§ **DATA LINES**
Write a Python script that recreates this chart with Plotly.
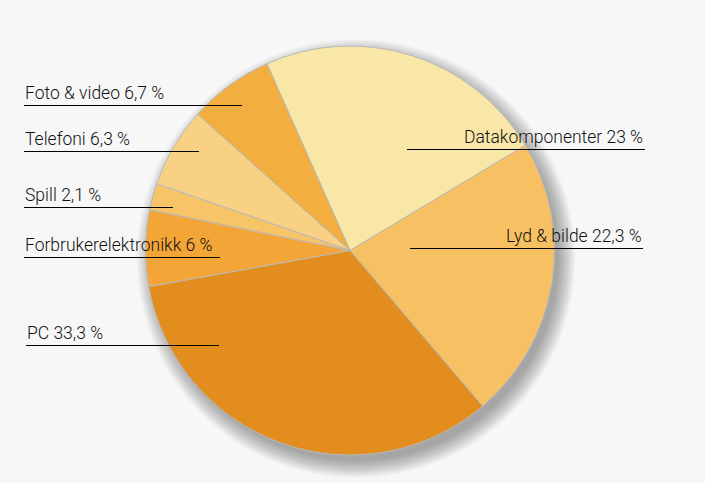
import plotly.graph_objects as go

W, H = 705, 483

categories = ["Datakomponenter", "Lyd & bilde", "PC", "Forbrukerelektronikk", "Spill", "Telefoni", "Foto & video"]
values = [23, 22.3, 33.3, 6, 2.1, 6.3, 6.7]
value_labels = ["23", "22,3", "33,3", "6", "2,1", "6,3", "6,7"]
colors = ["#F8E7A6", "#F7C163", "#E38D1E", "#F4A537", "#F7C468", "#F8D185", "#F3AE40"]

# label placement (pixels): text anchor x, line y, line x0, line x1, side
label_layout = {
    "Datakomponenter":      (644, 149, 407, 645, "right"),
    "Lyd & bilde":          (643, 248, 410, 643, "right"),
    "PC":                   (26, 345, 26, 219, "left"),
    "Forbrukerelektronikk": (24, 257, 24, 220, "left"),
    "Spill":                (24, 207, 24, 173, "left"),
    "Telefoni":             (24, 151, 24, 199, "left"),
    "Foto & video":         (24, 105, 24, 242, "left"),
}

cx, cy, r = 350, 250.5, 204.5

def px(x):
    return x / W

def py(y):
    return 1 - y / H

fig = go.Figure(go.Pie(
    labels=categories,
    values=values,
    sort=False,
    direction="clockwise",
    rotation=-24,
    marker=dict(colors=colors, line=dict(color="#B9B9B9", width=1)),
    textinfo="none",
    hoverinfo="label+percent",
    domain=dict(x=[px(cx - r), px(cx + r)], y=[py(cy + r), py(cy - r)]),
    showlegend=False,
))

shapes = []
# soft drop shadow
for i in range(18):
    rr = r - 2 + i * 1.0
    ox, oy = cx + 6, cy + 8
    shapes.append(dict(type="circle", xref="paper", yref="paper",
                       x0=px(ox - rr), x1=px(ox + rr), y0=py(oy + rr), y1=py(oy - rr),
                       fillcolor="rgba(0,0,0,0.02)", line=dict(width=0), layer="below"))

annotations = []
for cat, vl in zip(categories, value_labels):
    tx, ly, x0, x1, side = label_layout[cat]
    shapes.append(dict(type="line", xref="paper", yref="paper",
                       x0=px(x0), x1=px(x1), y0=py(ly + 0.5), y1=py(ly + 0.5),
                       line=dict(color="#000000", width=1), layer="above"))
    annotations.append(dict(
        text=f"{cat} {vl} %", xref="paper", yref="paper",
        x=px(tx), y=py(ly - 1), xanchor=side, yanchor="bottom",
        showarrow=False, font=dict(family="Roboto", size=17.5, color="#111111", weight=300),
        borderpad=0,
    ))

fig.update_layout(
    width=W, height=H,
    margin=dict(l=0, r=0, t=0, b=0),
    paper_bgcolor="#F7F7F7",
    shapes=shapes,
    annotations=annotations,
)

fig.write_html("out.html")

§ **TASK DETAILS**
Return, unchanged, the lines from the first line of the material through the line that holds "W, H = 705, 483", inclusive, omitting pictures.

§ **RESULT**
Write a Python script that recreates this chart with Plotly.
import plotly.graph_objects as go

W, H = 705, 483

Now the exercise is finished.